Blekko integrated the up-to-date crawl information that powers our search engine index directly into our SEO product offerings. Not only is the data more comprehensive, but there are major improvements in real-time updates to our SEO pages.
When it comes to pages crawled, the sweet spot for blekko is a little more than 4 billion pages. To keep our crawl fresh, we update at least 100 million pages each day. As soon as our crawler, Scoutjet, crawls a webpage, users have access to information about it through blekko’s SEO product. We want to enable people to see the Internet the way a search engine sees it, especially what the rest of the internet is saying about an url.

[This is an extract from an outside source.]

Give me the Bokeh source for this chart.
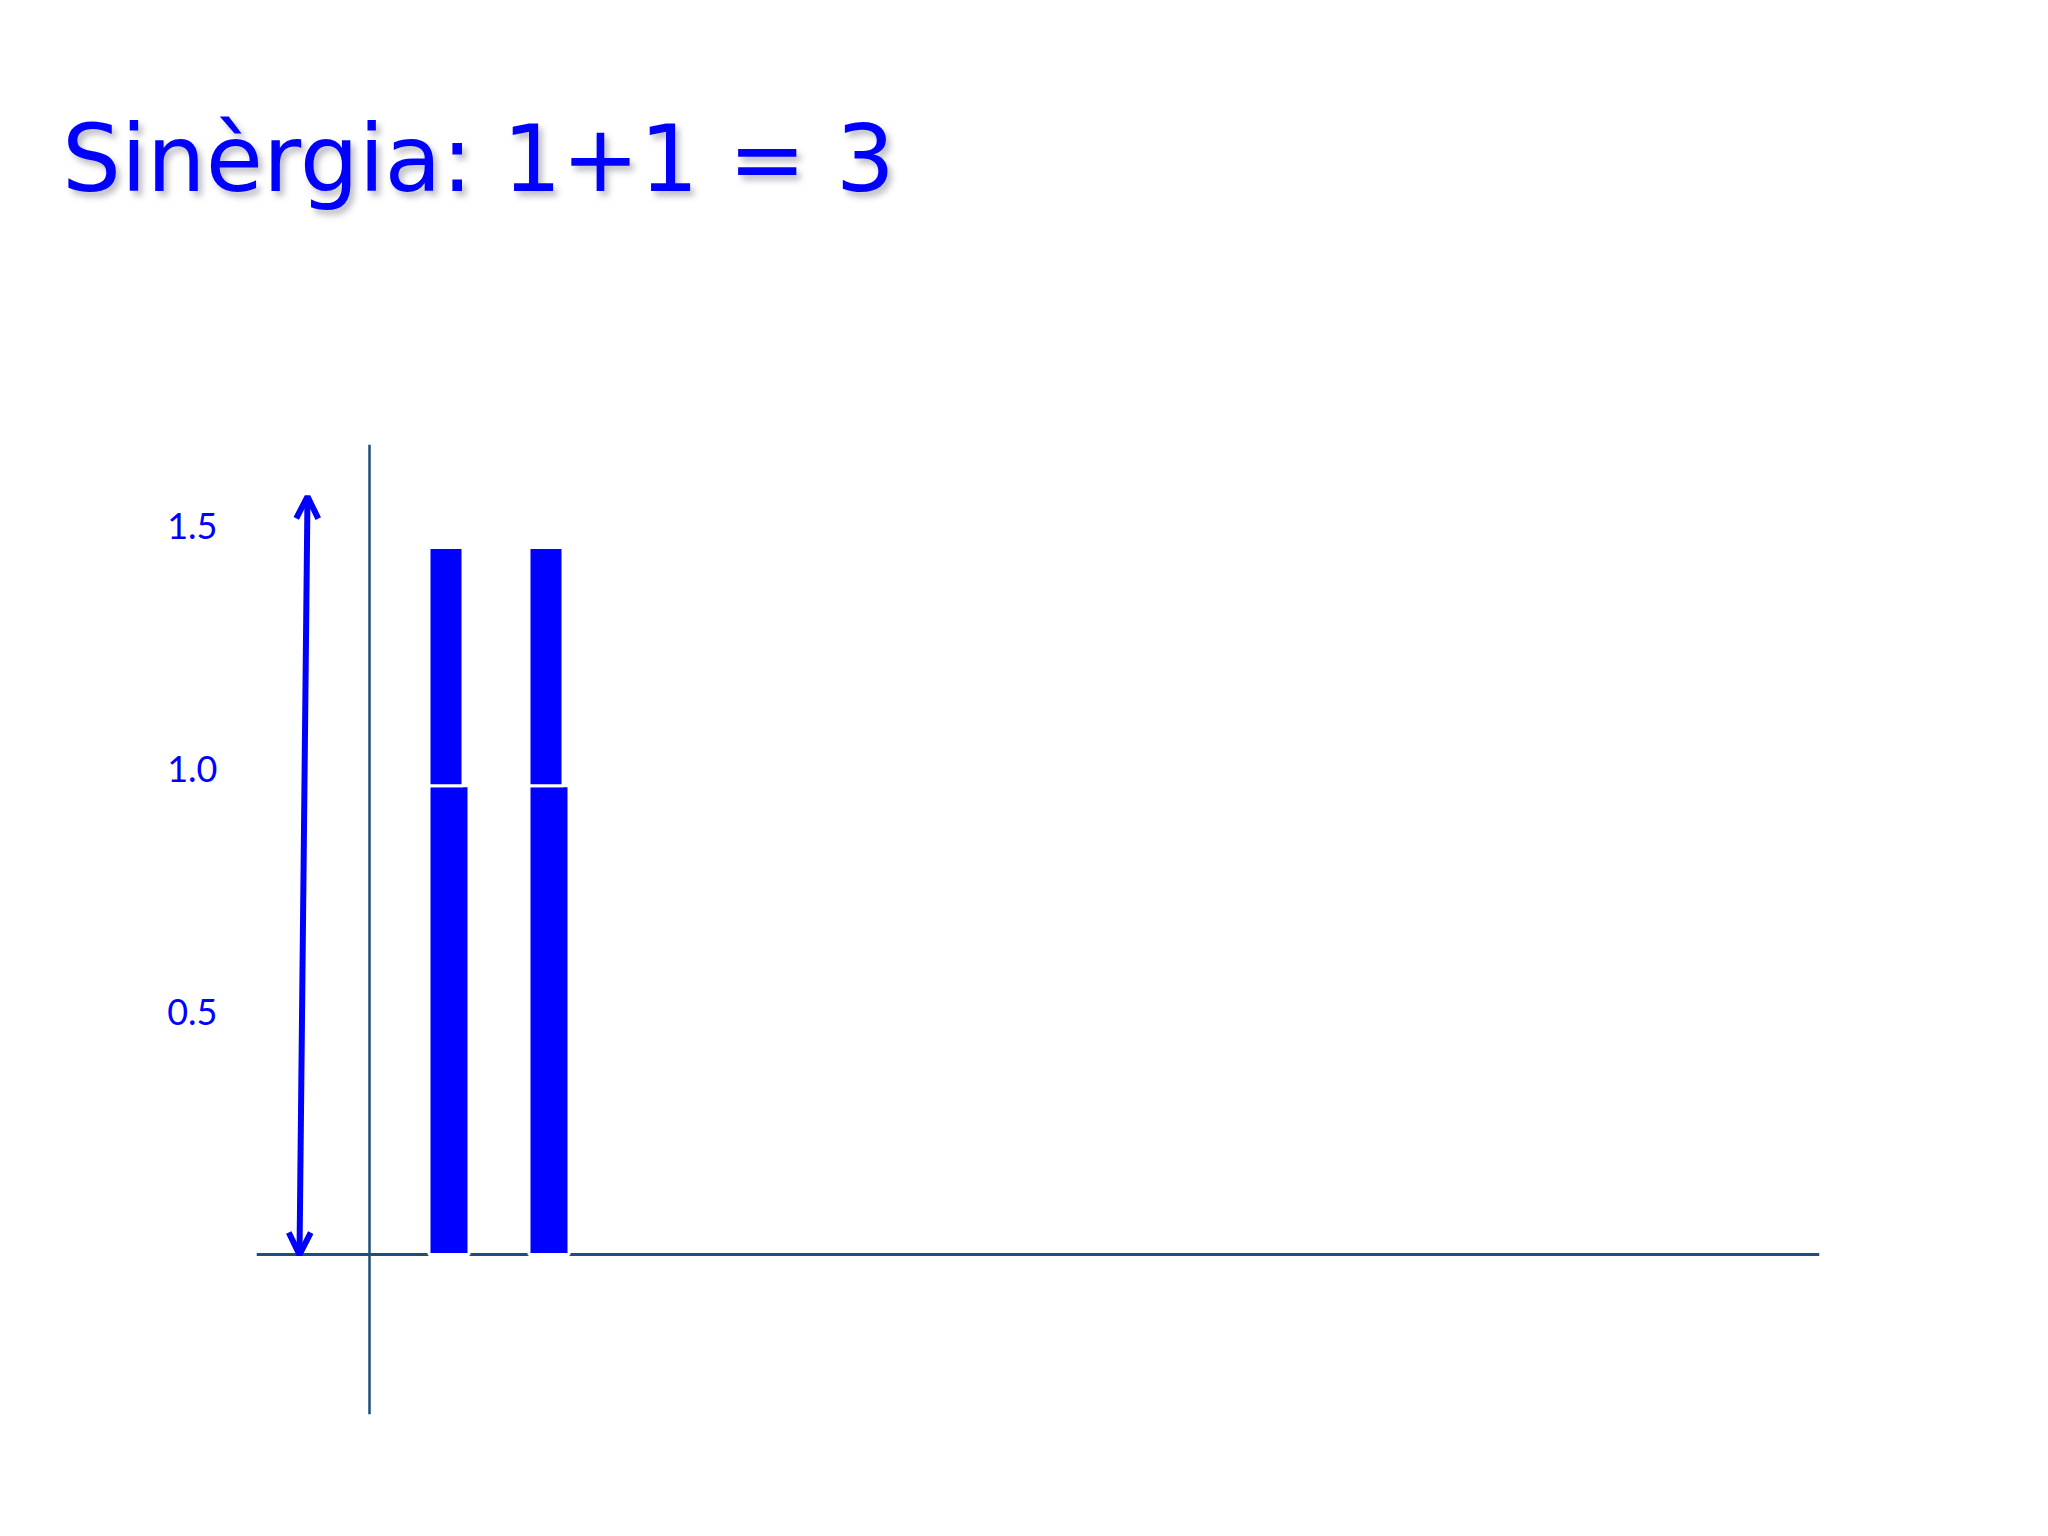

Scoutjet updates the top ranked starting pages on the Internet around every hour, while other high quality pages are checked at least every week. The continuous updates to blekko’s SEO data include page content, meta data, duplicate text, and inbound link counts. Staying up-to-date is as much about forgetting the old as finding the new. So, we eliminate inbound links that are no longer live and duplicate content that is no longer available.
Since our traffic continues to grow rapidly, we are bringing more machines into service to keep our site humming. While we were upgrading our site to handle more traffic, we decided to leverage our highly customizable NoSQL database to make real time access to our crawl publicly available. Our “combinator” abstraction proved critical in quickly making the right tradeoffs between crawl throughput and user request latency.
We hope you will be pleased with the new and improved performance for web search and SEO data!